As an immigrant who many moons ago deliberately adopted English as an armor against trauma (albeit not trauma of the same acuteness as what Tariq experiences), I find this narrative detail fascinating, particularly as it counters the expected story: the story of a foreign language as a desolate place of alienation and dislocation. Tariq exchanges Arabic and French for English because there is something about English that brings him solace. The fact that the language is English may be unimportant—or it may be immensely important. There is no way to know from the story. But the larger point is worth lingering upon: speaking a foreign tongue is not always the forlorn, tragic experience of inner erosion that it is frequently assumed to be, particularly for immigrants. Though it is certainly true that, for those who have been violently displaced, the alien land with its alien language may feel inhospitable, for others—particularly those who have moved voluntarily—it can be a way of finally forging a life that feels livable. In a narrative about loss yielding to creativity, trauma yielding to rebirth, Tariq’s embrace of English as a means to go on in the aftermath of unspeakable pain may not be an insignificant detail after all. And it must surely hold a special meaning for el Moncef, who chose to write The Offering in English even though he had other languages—languages, moreover, that are illustrious for their literary achievements—at his fingertips.
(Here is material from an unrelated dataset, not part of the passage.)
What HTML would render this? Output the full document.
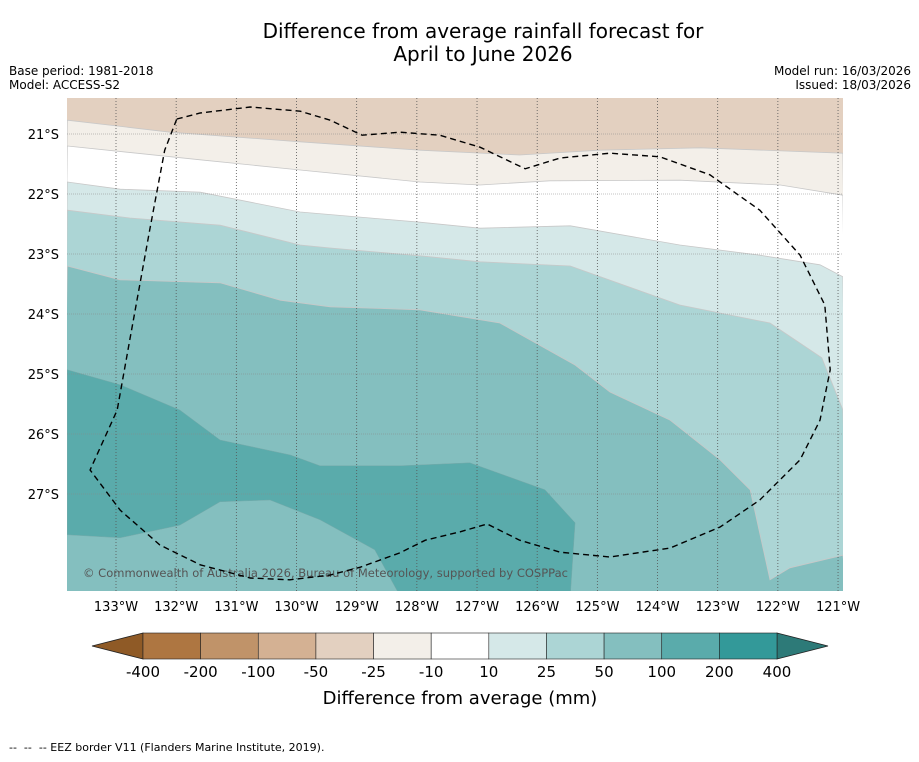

On one level, The Offering is a story about the struggles and hard-earned joys of everyday life: lazy, meandering days at the park, on the beach, and in the maze of city streets; family reunions, family recipes, and family squabbles; the anxieties and rewards of fatherhood; and the promises and betrayals of love. On another level, it is a story about—to once again borrow Tariq’s words—“the pyrotechnics of fate,” about sudden events that change absolutely everything so that there is no going back, no return to how things once were. But perhaps most poignantly, it is also a story about “the fickle place of convergence where the miracle of beautiful creation is born,” as well as about the sinking realization that “every miracle comes with a price tag.” It is hard to come out of this story feeling hopeful. But it is also hard to come out of it feeling completely hopeless. This, I would say, is one reason this novel is so riveting. At the end, one is left with a profound sense of perplexed ambiguity—just as is often the case in “real” life.